As a freshman, Parker ran routes against former NFL safety Omar Stoutmire. After graduating, Parker worked on technique with future NFL wide receivers DeSean Jackson and Terrence Austin.
"I love seeing them in the NFL now, and I hope they might say, at the end of the day, that Samie was a guy who helped me when I was younger," Parker says. "I don't go around looking for them to acknowledge me. I just want to pass on my knowledge."
Two years after graduating high school (he redshirted a year), Parker hauled in nine catches for 162 yards and a touchdown in the University of Oregon's 38-16 undressing of Colorado in the Fiesta Bowl.
At Oregon, he was also a three-time All-American in track, clocking in with a top time of 10.18 in the 100-meter dash.
Football had brought him close to his stepfather, Tracy Session. But in September 2003, Session was gunned down in his native Long Beach. He was 37.
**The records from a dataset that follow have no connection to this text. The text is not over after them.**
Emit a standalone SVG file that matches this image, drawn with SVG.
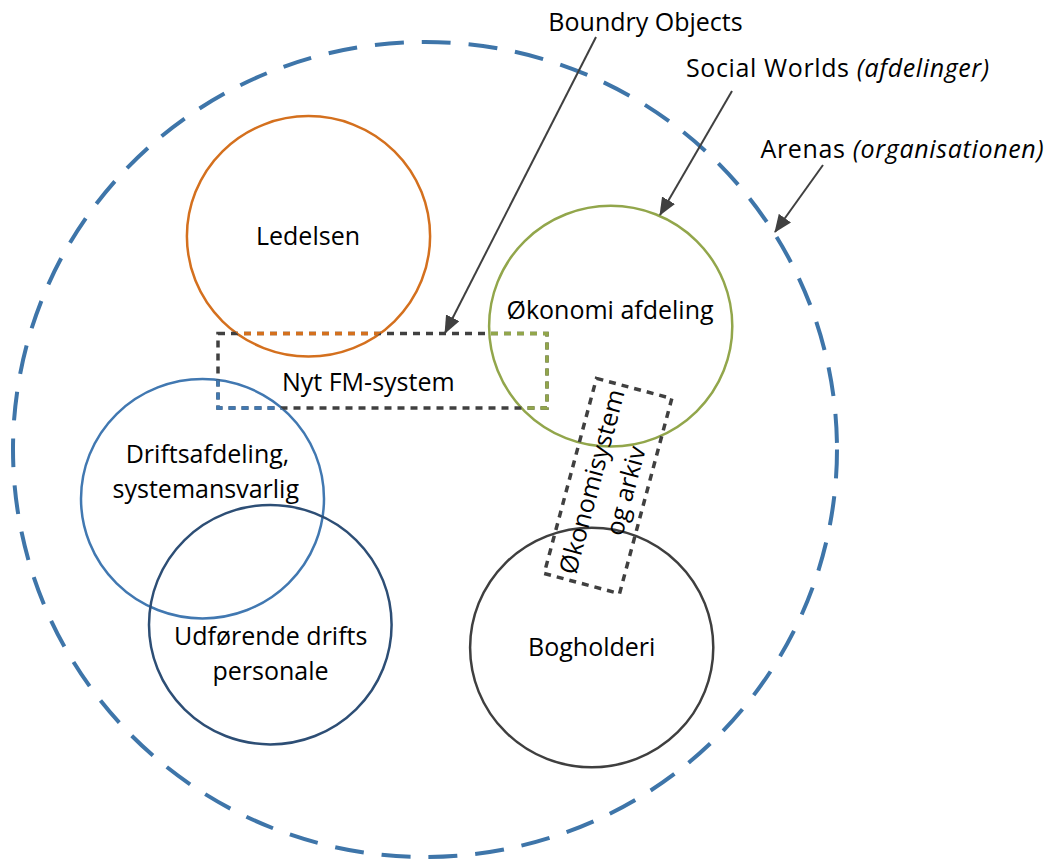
<svg xmlns="http://www.w3.org/2000/svg" width="1053" height="859" viewBox="0 0 1053 859">
  <style>
    .lbl { font-family: "Open Sans", "Liberation Sans", sans-serif; font-size: 25px; fill: #000; text-anchor: middle; }
    .it { font-style: italic; }
    .world { fill: none; stroke-width: 2.5; }
    .bo { fill: none; stroke-width: 3.5; stroke-dasharray: 7 6; }
    .arrow { fill: none; stroke: #404040; stroke-width: 2; marker-end: url(#head); }
  </style>
  <defs>
    <marker id="head" viewBox="0 0 18 15" refX="17" refY="7.5" markerWidth="18" markerHeight="15" markerUnits="userSpaceOnUse" orient="auto">
      <path d="M0,0 L18,7.5 L0,15 z" fill="#404040"/>
    </marker>
    <clipPath id="inLedelsen"><ellipse cx="308.5" cy="236.3" rx="121.6" ry="120.2"/></clipPath>
    <clipPath id="inOkonomi"><ellipse cx="610.7" cy="326.2" rx="121.6" ry="120.4"/></clipPath>
    <clipPath id="inDrift"><ellipse cx="202.5" cy="498.7" rx="121.5" ry="119.7"/></clipPath>
  </defs>

  <!-- arena: the organisation as a whole -->
  <g id="arena">
    <ellipse cx="425" cy="449.5" rx="412" ry="407.5" fill="none" stroke="#3E75A9" stroke-width="4" stroke-dasharray="29 18"/>
  </g>

  <!-- social worlds -->
  <g id="ledelsen">
    <ellipse class="world" cx="308.5" cy="236.3" rx="121.6" ry="120.2" stroke="#D4701E"/>
    <text class="lbl" x="308" y="245.3">Ledelsen</text>
  </g>
  <g id="okonomi-afdeling">
    <ellipse class="world" cx="610.7" cy="326.2" rx="121.6" ry="120.4" stroke="#92A64B"/>
    <text class="lbl" x="610" y="319">Økonomi afdeling</text>
  </g>
  <g id="driftsafdeling">
    <ellipse class="world" cx="202.5" cy="498.7" rx="121.5" ry="119.7" stroke="#4178B1"/>
    <text class="lbl" x="207.5" y="462.7">Driftsafdeling,</text>
    <text class="lbl" x="205.8" y="497.7">systemansvarlig</text>
  </g>
  <g id="udforende">
    <ellipse class="world" cx="270.3" cy="624.7" rx="121.3" ry="119.7" stroke="#2D4E75"/>
    <text class="lbl" x="270.7" y="645">Udførende drifts</text>
    <text class="lbl" x="270.5" y="680">personale</text>
  </g>
  <g id="bogholderi">
    <ellipse class="world" cx="591.7" cy="647.5" rx="121.6" ry="119.8" stroke="#3F3F3F"/>
    <text class="lbl" x="591.7" y="655.7">Bogholderi</text>
  </g>

  <!-- boundary objects -->
  <g id="nyt-fm-system">
    <rect class="bo" x="218" y="333.5" width="329" height="74.5" stroke="#404040"/>
    <rect class="bo" x="218" y="333.5" width="329" height="74.5" stroke="#D4701E" clip-path="url(#inLedelsen)"/>
    <rect class="bo" x="218" y="333.5" width="329" height="74.5" stroke="#92A64B" clip-path="url(#inOkonomi)"/>
    <rect class="bo" x="218" y="333.5" width="329" height="74.5" stroke="#4178B1" clip-path="url(#inDrift)"/>
    <text class="lbl" x="368.3" y="390.5">Nyt FM-system</text>
  </g>
  <g id="okonomisystem" transform="translate(608,486) rotate(15)">
    <rect class="bo" x="-39" y="-101" width="78" height="202" stroke="#404040"/>
    <g transform="rotate(-90)">
      <text class="lbl" x="0" y="-8">Økonomisystem</text>
      <text class="lbl" x="0" y="27">og arkiv</text>
    </g>
  </g>

  <!-- callout labels -->
  <g id="callouts">
    <text class="lbl" x="645.5" y="30.5">Boundry Objects</text>
    <text class="lbl" x="837.5" y="77.3" textLength="303" lengthAdjust="spacing">Social Worlds <tspan class="it">(afdelinger)</tspan></text>
    <text class="lbl" x="902" y="158.3" textLength="283" lengthAdjust="spacing">Arenas <tspan class="it">(organisationen)</tspan></text>
  </g>

  <!-- connectors -->
  <g id="connectors">
    <line class="arrow" x1="596" y1="37" x2="445" y2="333"/>
    <line class="arrow" x1="732" y1="91" x2="660" y2="215"/>
    <line class="arrow" x1="823" y1="165" x2="775" y2="232"/>
  </g>
</svg>
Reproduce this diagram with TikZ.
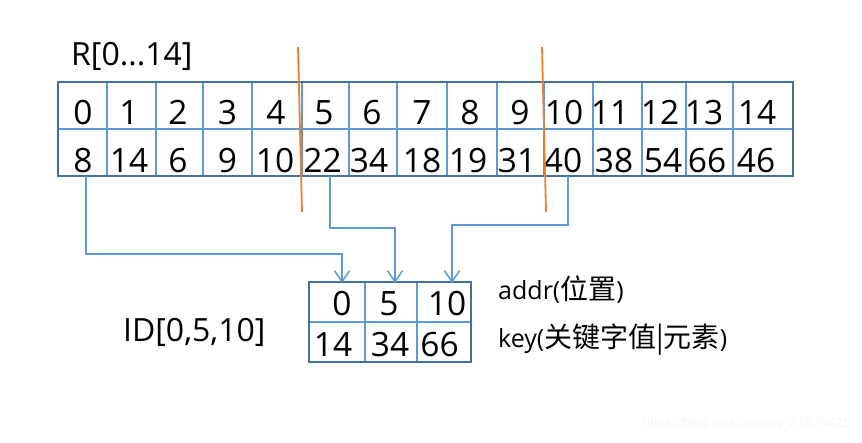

Parker, the oldest of five, had always found purpose in football. Now he was determined to make the NFL and set an example for his younger siblings.
In his final game in a Ducks uniform, Parker was named most valuable player of the Sun Bowl for a 16-catch, 200-yard performance. Oregon lost 31-30 to the University of Minnesota.
Parker graduated with school records for catches and receiving yards. His 4.36-second 40-yard sprint made him the fastest wide receiver in the 2004 NFL draft.
"The fastest player in college football needs more bulk," wrote Charles Robinson in the Orlando Sentinel, ranking Parker as the 15th best wide-receiver prospect.
The Chiefs had a history with Oregon speedsters. Hurdler J.J. Birden played five years for Kansas City between 1990 and 1994. A decade later, the Chiefs were coming off a 13-3 season and needed a defensive lineman and help at wide receiver.
The Chiefs drafted Parker's teammate, defensive tackle Junior Siavii, with the 36th pick overall. The franchise selected Parker with the 105th pick. (Twenty-one picks later, the team chose a brash defensive lineman out of Idaho State, Jared Allen.)